>>>

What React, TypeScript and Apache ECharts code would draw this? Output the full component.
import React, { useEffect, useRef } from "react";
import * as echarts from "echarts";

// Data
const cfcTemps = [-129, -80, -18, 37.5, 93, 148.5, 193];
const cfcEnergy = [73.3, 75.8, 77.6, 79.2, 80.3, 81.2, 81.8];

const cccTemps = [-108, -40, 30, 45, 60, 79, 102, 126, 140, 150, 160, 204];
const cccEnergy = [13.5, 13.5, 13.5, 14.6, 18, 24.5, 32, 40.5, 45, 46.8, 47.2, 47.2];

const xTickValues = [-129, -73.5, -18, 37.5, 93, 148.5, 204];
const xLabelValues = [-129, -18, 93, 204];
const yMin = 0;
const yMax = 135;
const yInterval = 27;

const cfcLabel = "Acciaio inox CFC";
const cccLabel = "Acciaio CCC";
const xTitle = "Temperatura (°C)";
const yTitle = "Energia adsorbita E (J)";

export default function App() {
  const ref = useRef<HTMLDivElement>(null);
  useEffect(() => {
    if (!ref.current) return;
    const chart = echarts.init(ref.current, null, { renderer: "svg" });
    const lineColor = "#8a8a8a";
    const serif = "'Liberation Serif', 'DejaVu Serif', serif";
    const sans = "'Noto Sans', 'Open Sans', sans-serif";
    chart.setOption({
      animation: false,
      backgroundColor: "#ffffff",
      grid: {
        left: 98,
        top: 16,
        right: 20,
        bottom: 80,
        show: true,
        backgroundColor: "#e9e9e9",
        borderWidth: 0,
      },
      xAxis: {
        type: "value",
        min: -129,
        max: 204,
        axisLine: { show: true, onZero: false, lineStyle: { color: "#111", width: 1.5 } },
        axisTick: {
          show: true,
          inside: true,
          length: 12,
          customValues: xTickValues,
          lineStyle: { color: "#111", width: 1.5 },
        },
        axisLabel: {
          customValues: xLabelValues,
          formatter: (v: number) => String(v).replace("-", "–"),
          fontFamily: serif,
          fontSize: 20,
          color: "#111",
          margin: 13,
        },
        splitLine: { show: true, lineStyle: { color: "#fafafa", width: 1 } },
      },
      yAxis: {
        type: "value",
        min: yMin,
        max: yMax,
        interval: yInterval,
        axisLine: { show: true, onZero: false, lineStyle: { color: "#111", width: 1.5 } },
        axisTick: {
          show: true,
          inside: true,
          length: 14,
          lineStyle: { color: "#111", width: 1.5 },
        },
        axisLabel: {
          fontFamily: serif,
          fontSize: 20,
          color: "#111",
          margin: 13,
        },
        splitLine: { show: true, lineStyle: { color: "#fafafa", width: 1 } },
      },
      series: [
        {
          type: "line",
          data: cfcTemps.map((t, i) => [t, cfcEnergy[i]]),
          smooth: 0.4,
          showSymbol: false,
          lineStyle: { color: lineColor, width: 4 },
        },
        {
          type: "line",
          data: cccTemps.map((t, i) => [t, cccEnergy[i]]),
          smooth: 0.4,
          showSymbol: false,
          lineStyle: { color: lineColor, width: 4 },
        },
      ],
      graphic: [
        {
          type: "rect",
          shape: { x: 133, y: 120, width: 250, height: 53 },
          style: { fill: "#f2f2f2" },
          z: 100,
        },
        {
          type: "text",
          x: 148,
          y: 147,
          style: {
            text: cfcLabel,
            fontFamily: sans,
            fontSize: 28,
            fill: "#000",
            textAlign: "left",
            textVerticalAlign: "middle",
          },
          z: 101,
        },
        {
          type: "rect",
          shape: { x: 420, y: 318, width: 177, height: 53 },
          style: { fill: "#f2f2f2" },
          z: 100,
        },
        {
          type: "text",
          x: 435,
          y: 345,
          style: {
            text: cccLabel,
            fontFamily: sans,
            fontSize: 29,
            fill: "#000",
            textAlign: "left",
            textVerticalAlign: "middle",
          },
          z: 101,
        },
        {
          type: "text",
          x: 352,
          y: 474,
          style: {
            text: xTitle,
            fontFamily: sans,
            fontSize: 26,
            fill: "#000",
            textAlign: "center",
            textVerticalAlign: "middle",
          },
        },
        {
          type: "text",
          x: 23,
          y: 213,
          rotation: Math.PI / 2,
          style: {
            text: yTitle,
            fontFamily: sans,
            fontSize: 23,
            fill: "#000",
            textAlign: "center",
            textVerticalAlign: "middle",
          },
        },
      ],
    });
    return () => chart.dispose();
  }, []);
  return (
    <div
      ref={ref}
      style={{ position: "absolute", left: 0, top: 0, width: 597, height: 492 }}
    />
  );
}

<<<

Only the lines from the start of the data to the line holding "const cfcEnergy = [73.3, 75.8, 77.6, 79.2, 80.3, 81.2, 81.8];" are wanted; return them exactly, both ends included.

Complete response:
What React, TypeScript and Apache ECharts code would draw this? Output the full component.
import React, { useEffect, useRef } from "react";
import * as echarts from "echarts";

// Data
const cfcTemps = [-129, -80, -18, 37.5, 93, 148.5, 193];
const cfcEnergy = [73.3, 75.8, 77.6, 79.2, 80.3, 81.2, 81.8];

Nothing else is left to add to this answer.